[Exercise requirements]
Copy out all lines with the word "this" in them.

[Provided data]
=-=-=

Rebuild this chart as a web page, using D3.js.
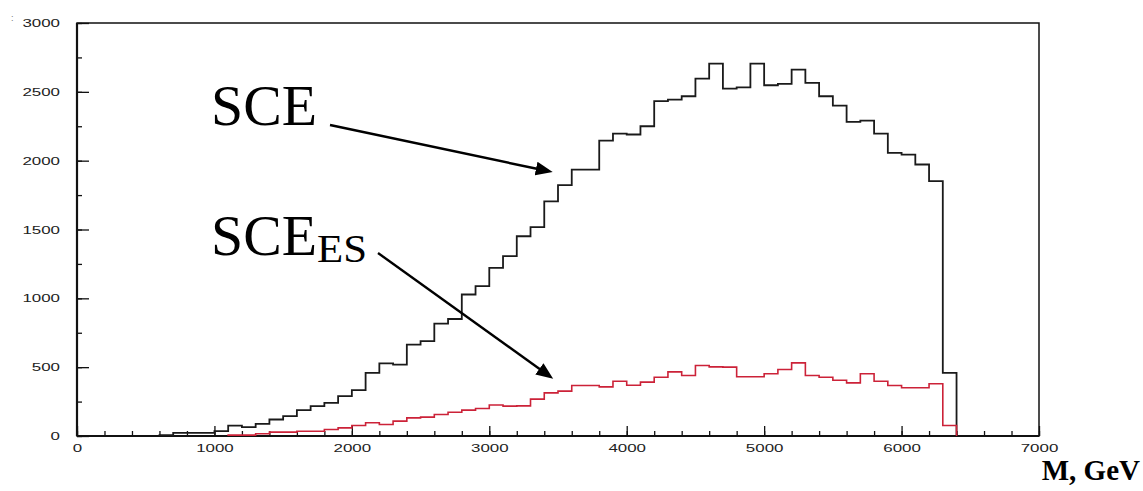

=-=-=

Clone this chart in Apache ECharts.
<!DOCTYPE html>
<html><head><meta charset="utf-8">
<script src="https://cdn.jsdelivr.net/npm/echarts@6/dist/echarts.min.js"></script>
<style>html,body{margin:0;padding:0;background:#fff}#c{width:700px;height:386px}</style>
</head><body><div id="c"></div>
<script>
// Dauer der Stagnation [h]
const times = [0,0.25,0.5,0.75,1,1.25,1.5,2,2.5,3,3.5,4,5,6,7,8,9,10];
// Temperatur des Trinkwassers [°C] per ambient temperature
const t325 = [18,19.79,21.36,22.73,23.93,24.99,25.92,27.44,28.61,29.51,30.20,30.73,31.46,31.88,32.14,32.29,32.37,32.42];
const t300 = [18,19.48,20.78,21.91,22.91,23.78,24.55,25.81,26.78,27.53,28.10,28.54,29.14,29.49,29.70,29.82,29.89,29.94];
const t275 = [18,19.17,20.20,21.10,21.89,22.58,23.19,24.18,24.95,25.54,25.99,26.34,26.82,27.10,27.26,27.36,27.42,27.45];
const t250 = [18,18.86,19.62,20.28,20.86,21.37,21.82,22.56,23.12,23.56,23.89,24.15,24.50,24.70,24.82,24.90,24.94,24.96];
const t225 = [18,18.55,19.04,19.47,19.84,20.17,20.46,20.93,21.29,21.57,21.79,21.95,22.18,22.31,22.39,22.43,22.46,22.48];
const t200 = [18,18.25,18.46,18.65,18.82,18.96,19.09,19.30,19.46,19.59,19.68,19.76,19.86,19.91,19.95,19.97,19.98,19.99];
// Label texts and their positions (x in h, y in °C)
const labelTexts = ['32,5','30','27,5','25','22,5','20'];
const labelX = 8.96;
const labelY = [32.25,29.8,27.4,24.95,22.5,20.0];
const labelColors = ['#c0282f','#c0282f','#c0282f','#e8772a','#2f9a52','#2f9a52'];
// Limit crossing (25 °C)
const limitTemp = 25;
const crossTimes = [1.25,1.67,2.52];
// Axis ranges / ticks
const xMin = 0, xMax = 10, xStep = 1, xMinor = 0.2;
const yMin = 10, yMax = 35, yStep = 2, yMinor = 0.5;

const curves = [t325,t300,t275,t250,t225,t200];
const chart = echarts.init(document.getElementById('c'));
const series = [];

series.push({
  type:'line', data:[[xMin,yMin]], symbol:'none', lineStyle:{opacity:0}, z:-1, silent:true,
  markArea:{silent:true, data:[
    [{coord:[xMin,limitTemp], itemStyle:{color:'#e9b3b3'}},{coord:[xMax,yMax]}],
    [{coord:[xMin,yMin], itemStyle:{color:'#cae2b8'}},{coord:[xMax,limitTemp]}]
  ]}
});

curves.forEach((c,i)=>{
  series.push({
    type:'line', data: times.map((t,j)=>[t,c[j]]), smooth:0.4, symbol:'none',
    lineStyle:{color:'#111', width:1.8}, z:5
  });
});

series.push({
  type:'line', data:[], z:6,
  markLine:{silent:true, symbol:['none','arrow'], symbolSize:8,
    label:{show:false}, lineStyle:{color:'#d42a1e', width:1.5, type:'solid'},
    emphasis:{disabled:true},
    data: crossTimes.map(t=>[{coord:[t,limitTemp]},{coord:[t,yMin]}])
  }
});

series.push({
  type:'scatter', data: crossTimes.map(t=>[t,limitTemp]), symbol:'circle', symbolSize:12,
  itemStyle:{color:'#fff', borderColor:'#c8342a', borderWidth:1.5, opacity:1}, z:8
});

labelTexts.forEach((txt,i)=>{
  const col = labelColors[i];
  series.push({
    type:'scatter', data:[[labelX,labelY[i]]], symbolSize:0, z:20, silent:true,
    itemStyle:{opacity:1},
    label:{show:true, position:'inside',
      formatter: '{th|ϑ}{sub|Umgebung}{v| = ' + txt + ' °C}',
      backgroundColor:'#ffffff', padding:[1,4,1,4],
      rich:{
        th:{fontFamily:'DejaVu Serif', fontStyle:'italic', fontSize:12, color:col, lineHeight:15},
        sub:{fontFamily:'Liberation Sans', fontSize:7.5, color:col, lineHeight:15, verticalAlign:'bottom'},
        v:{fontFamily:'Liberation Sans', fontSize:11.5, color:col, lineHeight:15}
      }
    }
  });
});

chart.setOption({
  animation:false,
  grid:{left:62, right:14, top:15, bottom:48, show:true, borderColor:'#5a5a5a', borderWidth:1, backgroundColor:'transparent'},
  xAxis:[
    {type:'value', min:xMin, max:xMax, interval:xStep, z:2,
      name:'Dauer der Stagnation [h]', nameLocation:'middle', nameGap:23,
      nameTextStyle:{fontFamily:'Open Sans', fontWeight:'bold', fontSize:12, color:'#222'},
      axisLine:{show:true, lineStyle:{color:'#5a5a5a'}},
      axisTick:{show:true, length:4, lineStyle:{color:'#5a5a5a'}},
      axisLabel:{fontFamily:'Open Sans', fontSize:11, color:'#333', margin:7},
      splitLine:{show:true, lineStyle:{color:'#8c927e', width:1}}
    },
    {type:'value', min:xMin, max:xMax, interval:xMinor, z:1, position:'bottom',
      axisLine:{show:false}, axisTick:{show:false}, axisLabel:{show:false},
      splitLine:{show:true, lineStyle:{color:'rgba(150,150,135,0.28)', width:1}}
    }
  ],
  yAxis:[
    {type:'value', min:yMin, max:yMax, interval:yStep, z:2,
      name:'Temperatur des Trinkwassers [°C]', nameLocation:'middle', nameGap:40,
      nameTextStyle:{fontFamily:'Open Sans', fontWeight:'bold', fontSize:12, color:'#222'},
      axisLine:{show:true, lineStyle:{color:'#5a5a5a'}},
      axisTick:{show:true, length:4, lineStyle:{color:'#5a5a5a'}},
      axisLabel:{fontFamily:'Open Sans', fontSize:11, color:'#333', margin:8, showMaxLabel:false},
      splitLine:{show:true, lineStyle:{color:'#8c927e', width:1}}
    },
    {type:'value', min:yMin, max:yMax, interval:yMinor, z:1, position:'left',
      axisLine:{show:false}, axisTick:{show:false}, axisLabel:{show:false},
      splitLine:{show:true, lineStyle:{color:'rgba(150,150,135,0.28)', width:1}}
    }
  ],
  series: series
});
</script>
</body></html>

=-=-=

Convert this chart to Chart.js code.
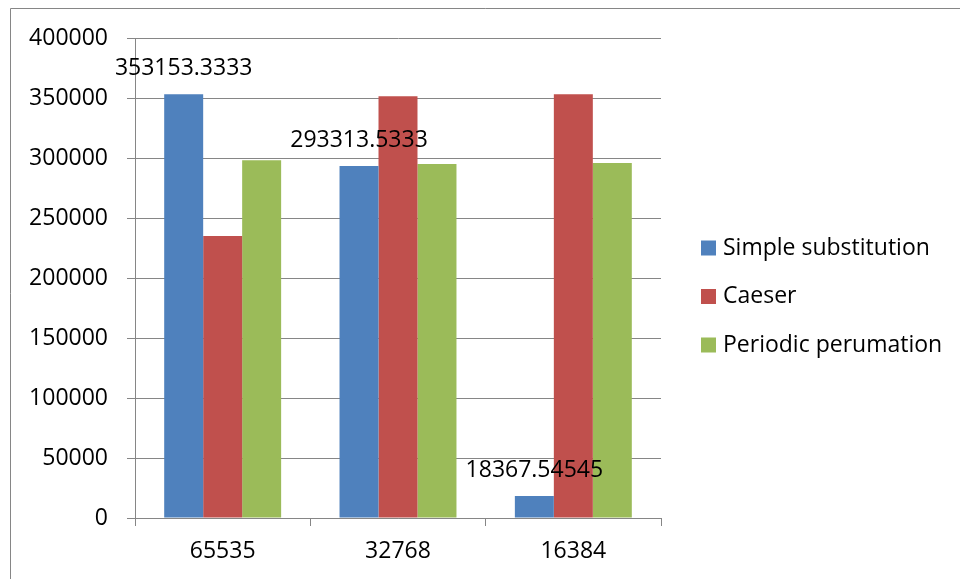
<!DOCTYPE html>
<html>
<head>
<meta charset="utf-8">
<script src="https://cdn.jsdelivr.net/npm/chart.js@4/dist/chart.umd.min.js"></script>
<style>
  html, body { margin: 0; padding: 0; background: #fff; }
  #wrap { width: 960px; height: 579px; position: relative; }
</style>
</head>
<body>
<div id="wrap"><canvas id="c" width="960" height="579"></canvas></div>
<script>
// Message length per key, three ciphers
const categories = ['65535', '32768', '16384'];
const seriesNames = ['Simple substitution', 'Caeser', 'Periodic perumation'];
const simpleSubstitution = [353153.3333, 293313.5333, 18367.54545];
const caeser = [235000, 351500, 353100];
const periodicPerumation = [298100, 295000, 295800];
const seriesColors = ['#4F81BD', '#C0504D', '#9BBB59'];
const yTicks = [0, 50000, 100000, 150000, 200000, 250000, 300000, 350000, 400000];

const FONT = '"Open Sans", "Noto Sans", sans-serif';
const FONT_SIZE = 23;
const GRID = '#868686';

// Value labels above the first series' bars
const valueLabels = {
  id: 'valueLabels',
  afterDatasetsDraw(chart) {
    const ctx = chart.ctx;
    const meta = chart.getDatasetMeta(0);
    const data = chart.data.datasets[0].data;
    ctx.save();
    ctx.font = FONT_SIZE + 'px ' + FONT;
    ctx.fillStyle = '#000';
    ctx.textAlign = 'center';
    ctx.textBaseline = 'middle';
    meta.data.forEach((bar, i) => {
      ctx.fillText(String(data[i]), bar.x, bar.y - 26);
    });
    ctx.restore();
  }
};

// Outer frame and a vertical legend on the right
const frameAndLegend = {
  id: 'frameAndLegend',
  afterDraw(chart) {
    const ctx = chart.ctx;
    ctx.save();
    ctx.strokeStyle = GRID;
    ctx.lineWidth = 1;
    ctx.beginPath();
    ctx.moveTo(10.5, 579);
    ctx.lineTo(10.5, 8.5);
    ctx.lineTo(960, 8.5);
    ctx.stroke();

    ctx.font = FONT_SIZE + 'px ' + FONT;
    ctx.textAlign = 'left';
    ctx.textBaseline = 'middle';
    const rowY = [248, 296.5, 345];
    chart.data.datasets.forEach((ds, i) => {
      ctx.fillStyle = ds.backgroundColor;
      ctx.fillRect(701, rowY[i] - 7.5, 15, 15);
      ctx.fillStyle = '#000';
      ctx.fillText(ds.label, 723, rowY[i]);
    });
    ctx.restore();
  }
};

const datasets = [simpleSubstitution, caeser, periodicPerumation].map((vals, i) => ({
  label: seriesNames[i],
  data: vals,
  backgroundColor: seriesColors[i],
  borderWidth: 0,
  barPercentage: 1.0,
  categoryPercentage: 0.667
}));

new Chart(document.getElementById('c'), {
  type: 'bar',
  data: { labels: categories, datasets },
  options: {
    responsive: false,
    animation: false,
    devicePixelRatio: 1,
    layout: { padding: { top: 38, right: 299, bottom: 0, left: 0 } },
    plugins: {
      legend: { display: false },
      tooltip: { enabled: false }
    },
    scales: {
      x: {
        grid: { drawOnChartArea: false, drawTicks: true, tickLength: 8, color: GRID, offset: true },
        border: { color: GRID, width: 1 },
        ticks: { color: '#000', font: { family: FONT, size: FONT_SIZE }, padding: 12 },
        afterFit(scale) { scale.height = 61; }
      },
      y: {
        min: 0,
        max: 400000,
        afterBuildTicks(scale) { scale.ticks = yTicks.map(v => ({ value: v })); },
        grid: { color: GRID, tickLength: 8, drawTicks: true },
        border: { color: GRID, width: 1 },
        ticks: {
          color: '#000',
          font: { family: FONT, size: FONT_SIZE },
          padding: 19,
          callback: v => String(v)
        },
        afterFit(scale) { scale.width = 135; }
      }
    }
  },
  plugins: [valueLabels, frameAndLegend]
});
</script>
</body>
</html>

=-=-=

[Result]
Rebuild this chart as a web page, using D3.js.
Clone this chart in Apache ECharts.
Convert this chart to Chart.js code.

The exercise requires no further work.